Opinion: 97-55

May 8, 1997

Digest:  A part-time judge (1) must disqualify himself/herself in any proceeding which may involve a drug and alcohol evaluation and treatment center that accepts referrals from the court and is the lessee of a building co-owned by the judge. (2) need not disqualify himself/herself where the judge served as the attorney for the defendant's parents in an unrelated matter five years earlier.

Rules:  22 NYCRR 100.3(E)(1); 100.3(F); 100.4(D)(1)(b);
             Opinions 96-90 (Vol. XIV); 90-76 (Vol. V).


            A Town Justice is an owner, together with three siblings, of a building that is leased to a drug and alcohol treatment center which provides evaluations and treatment to individuals, including defendants appearing before the judge's court. The judge asks whether recusal is required in all drug or alcohol matters coming before the court or only those in which the lessee issues an evaluation.

            Prior to entering into a lease with the present tenant, the judge sought the opinion of this Committee whether there would be an appearance of impropriety if the prospective tenant performs evaluations in cases pending before the judge or where the judge requires defendants to seek treatment from the tenant. The judge further inquired whether recusal would be necessary for all matters in which the prospective tenant performs evaluations and accepts the defendant for treatment.

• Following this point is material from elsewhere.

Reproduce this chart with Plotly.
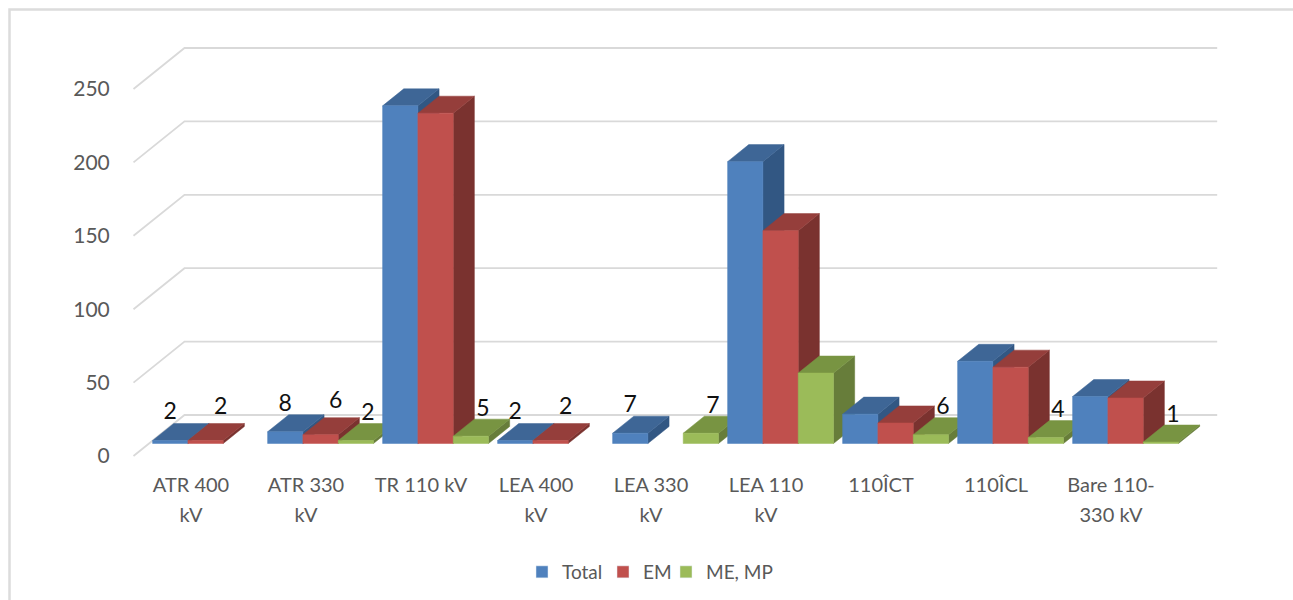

            Citing section 100.4(D)(1)(b) of the Rules Governing Judicial Conduct, and Opinion 90-76 (Vol. V) the Committee in Opinion 96-90 (Vol. XIV) stated that the judge was prohibited from leasing the building to any agency that performs evaluations and/or treatment for defendants who appear before the judge. (A copy of Opinion 96-90 is attached hereto and made a part of this opinion).

            However, it now appears that prior to the transmittal to the judge of Opinion 96-90, the judge, together with the co-owners, entered into a lease with the drug and alcohol center. In essence, the questions now asked by the judge are the same as in the earlier inquiry, except that now the prospective tenant is the actual tenant.

            The Committee reaffirms its earlier determination. Further, it is now apparent that the judge must disqualify himself/herself in all cases that may involve the center, regardless of whether the center is performing pre-sentence evaluation or post-sentence treatment. Other comparable facilities should be utilized. In addition, the judge should direct that the Probation Department refrain from using this facility with respect to any defendant who appears before the judge.

            We realize that this opinion may require the judge to exercise recusal in a substantial number of cases. Section 100.4(D)(4) of the Rules addresses that problem and provides the remedy:

(4) A judge shall manage the judge's investments and other financial interests to minimize the number of cases, in which the judge is disqualified. As soon as the judge can do so without serious financial detriment the judge shall divest himself or herself of investments and other financial interests that might require frequent disqualification.
            Should the judge divest himself/herself of the interest in the property, that would still leave open the question of whether referrals could be made to the center in light of the fact that the judge's siblings remain as co-owners. However, that is not a question presently before the Committee.

            The judge's second question asks whether recusal is required in a criminal matter where the defendant is the adult son of parents who were represented by the judge five years previous. Although not stated by the judge, the Committee assumes that the two matters are entirely unrelated. If that assumption is correct, the Committee is of the opinion that if the judge believes that he/she can be fair and impartial, recusal is not mandated. 22 NYCRR 100.3(E)(1).